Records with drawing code
# # #

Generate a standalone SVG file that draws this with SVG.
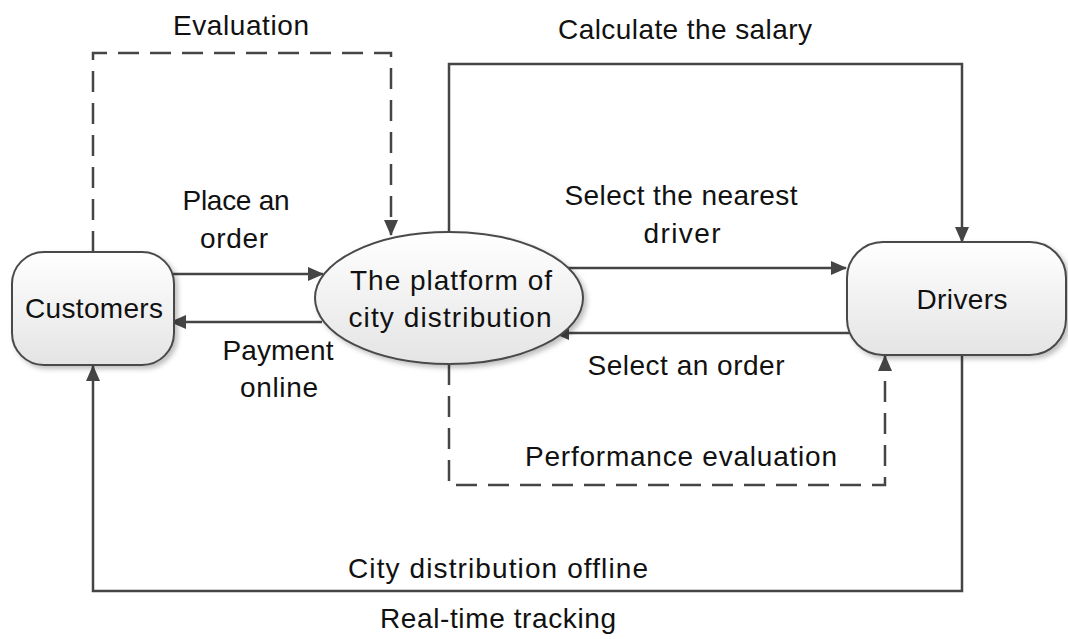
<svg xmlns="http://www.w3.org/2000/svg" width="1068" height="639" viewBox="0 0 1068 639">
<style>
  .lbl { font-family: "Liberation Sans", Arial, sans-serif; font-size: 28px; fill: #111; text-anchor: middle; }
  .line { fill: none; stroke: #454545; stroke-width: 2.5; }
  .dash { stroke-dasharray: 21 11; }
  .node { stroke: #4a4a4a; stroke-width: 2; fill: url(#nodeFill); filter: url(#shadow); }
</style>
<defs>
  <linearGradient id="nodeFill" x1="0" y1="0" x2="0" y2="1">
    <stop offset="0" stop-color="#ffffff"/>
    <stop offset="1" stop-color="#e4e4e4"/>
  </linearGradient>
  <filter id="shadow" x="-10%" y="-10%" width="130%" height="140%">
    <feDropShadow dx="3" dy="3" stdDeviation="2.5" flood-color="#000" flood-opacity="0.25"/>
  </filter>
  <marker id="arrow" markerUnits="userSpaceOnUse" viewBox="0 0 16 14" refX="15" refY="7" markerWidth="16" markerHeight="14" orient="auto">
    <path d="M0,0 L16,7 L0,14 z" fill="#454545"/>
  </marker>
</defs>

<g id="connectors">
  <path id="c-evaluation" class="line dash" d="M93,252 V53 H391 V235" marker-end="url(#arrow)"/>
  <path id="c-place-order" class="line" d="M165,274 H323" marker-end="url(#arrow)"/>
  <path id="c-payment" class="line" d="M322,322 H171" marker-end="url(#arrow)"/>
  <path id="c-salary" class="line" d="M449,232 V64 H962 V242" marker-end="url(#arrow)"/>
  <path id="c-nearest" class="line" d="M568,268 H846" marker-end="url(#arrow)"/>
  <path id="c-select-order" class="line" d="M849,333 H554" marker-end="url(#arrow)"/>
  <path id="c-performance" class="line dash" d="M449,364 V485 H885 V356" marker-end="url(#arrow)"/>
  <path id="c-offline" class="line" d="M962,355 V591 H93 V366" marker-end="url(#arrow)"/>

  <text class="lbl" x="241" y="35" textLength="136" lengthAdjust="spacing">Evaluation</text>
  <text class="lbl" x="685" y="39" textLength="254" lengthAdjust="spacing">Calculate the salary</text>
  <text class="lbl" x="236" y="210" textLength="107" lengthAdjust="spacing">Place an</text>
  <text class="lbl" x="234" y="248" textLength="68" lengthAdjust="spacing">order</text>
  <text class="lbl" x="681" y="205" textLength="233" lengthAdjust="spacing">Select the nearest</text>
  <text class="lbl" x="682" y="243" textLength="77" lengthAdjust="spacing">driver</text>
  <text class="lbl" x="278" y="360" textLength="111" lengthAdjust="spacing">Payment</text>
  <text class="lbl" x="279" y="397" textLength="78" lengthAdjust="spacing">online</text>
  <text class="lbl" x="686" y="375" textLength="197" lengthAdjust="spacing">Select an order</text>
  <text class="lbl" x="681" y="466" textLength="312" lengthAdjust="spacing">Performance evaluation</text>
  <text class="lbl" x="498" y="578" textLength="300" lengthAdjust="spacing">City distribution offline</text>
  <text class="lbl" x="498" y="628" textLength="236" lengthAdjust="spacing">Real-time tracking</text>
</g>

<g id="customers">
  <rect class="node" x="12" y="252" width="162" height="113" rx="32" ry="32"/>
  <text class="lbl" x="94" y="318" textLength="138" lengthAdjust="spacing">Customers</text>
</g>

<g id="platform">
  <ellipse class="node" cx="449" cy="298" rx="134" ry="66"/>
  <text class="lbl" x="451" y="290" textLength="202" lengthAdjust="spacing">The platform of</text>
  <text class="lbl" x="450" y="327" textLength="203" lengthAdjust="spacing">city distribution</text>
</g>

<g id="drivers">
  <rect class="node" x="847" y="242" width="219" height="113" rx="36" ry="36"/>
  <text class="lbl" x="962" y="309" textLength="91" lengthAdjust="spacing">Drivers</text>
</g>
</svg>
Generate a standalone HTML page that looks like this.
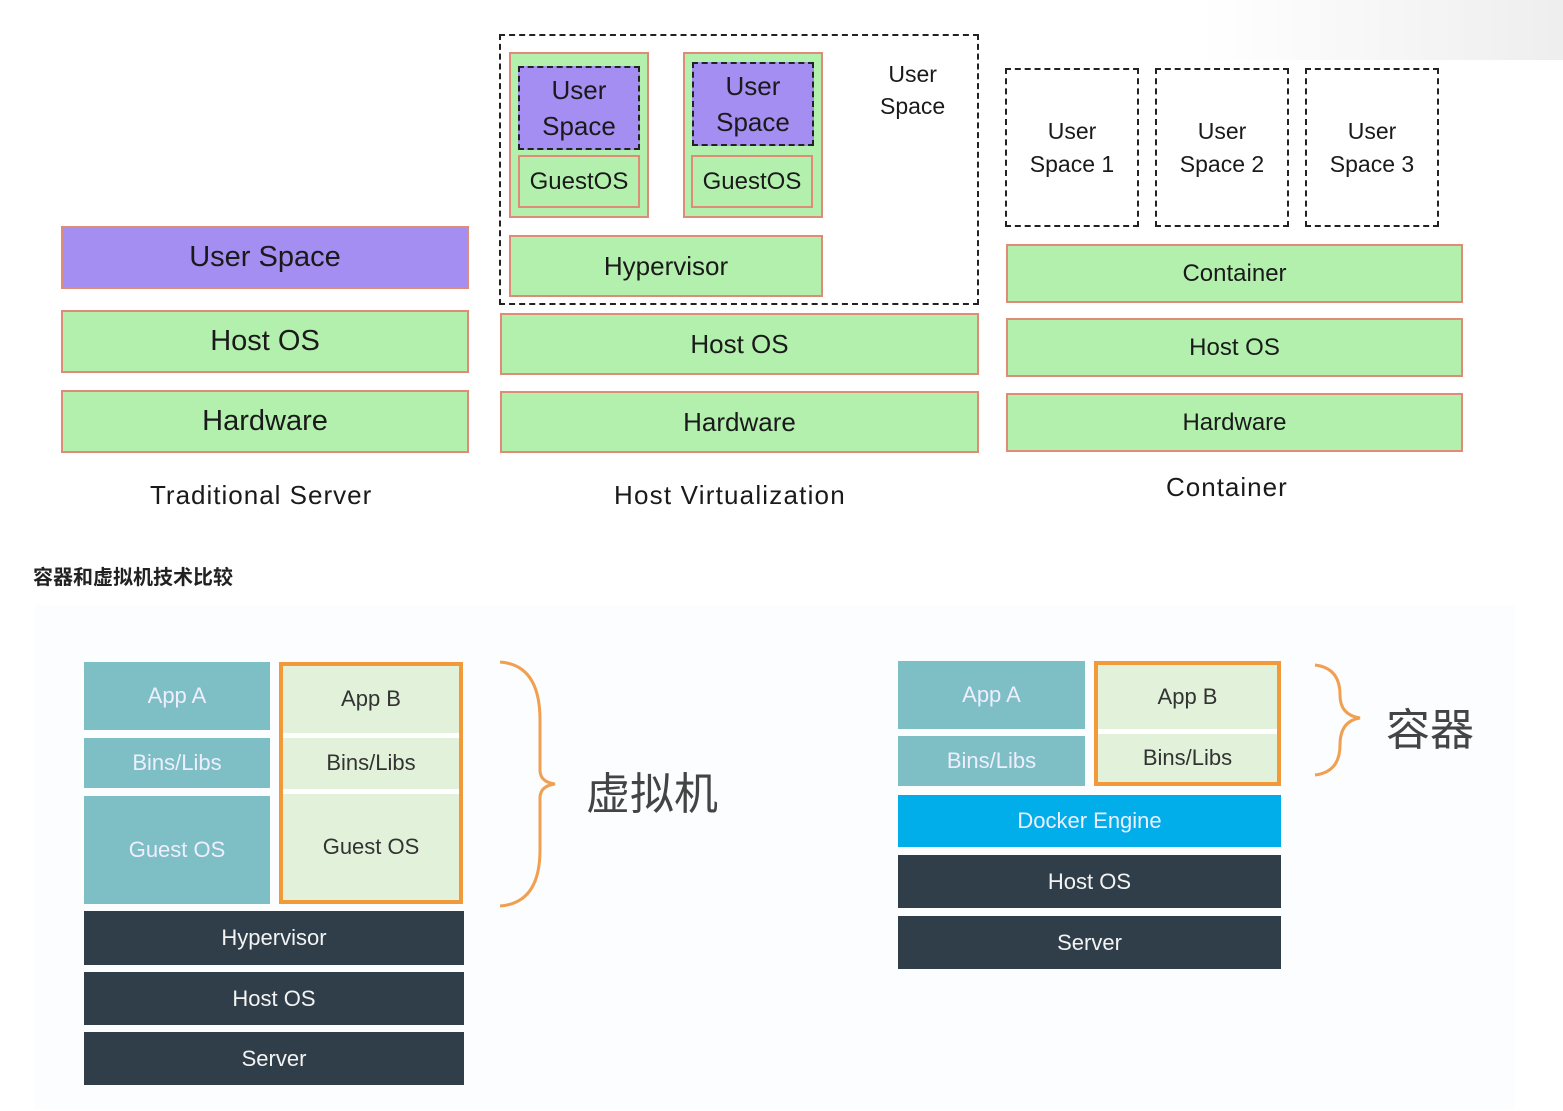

# # #

* Short task *
Reproduce the full material exactly, excluding the pictures.

* Answer to this problem *
Generate a standalone SVG file that draws this with SVG.
<svg xmlns="http://www.w3.org/2000/svg" width="1068" height="639" viewBox="0 0 1068 639">
<style>
  .lbl { font-family: "Liberation Sans", Arial, sans-serif; font-size: 28px; fill: #111; text-anchor: middle; }
  .line { fill: none; stroke: #454545; stroke-width: 2.5; }
  .dash { stroke-dasharray: 21 11; }
  .node { stroke: #4a4a4a; stroke-width: 2; fill: url(#nodeFill); filter: url(#shadow); }
</style>
<defs>
  <linearGradient id="nodeFill" x1="0" y1="0" x2="0" y2="1">
    <stop offset="0" stop-color="#ffffff"/>
    <stop offset="1" stop-color="#e4e4e4"/>
  </linearGradient>
  <filter id="shadow" x="-10%" y="-10%" width="130%" height="140%">
    <feDropShadow dx="3" dy="3" stdDeviation="2.5" flood-color="#000" flood-opacity="0.25"/>
  </filter>
  <marker id="arrow" markerUnits="userSpaceOnUse" viewBox="0 0 16 14" refX="15" refY="7" markerWidth="16" markerHeight="14" orient="auto">
    <path d="M0,0 L16,7 L0,14 z" fill="#454545"/>
  </marker>
</defs>

<g id="connectors">
  <path id="c-evaluation" class="line dash" d="M93,252 V53 H391 V235" marker-end="url(#arrow)"/>
  <path id="c-place-order" class="line" d="M165,274 H323" marker-end="url(#arrow)"/>
  <path id="c-payment" class="line" d="M322,322 H171" marker-end="url(#arrow)"/>
  <path id="c-salary" class="line" d="M449,232 V64 H962 V242" marker-end="url(#arrow)"/>
  <path id="c-nearest" class="line" d="M568,268 H846" marker-end="url(#arrow)"/>
  <path id="c-select-order" class="line" d="M849,333 H554" marker-end="url(#arrow)"/>
  <path id="c-performance" class="line dash" d="M449,364 V485 H885 V356" marker-end="url(#arrow)"/>
  <path id="c-offline" class="line" d="M962,355 V591 H93 V366" marker-end="url(#arrow)"/>

  <text class="lbl" x="241" y="35" textLength="136" lengthAdjust="spacing">Evaluation</text>
  <text class="lbl" x="685" y="39" textLength="254" lengthAdjust="spacing">Calculate the salary</text>
  <text class="lbl" x="236" y="210" textLength="107" lengthAdjust="spacing">Place an</text>
  <text class="lbl" x="234" y="248" textLength="68" lengthAdjust="spacing">order</text>
  <text class="lbl" x="681" y="205" textLength="233" lengthAdjust="spacing">Select the nearest</text>
  <text class="lbl" x="682" y="243" textLength="77" lengthAdjust="spacing">driver</text>
  <text class="lbl" x="278" y="360" textLength="111" lengthAdjust="spacing">Payment</text>
  <text class="lbl" x="279" y="397" textLength="78" lengthAdjust="spacing">online</text>
  <text class="lbl" x="686" y="375" textLength="197" lengthAdjust="spacing">Select an order</text>
  <text class="lbl" x="681" y="466" textLength="312" lengthAdjust="spacing">Performance evaluation</text>
  <text class="lbl" x="498" y="578" textLength="300" lengthAdjust="spacing">City distribution offline</text>
  <text class="lbl" x="498" y="628" textLength="236" lengthAdjust="spacing">Real-time tracking</text>
</g>

<g id="customers">
  <rect class="node" x="12" y="252" width="162" height="113" rx="32" ry="32"/>
  <text class="lbl" x="94" y="318" textLength="138" lengthAdjust="spacing">Customers</text>
</g>

<g id="platform">
  <ellipse class="node" cx="449" cy="298" rx="134" ry="66"/>
  <text class="lbl" x="451" y="290" textLength="202" lengthAdjust="spacing">The platform of</text>
  <text class="lbl" x="450" y="327" textLength="203" lengthAdjust="spacing">city distribution</text>
</g>

<g id="drivers">
  <rect class="node" x="847" y="242" width="219" height="113" rx="36" ry="36"/>
  <text class="lbl" x="962" y="309" textLength="91" lengthAdjust="spacing">Drivers</text>
</g>
</svg>
Generate a standalone HTML page that looks like this.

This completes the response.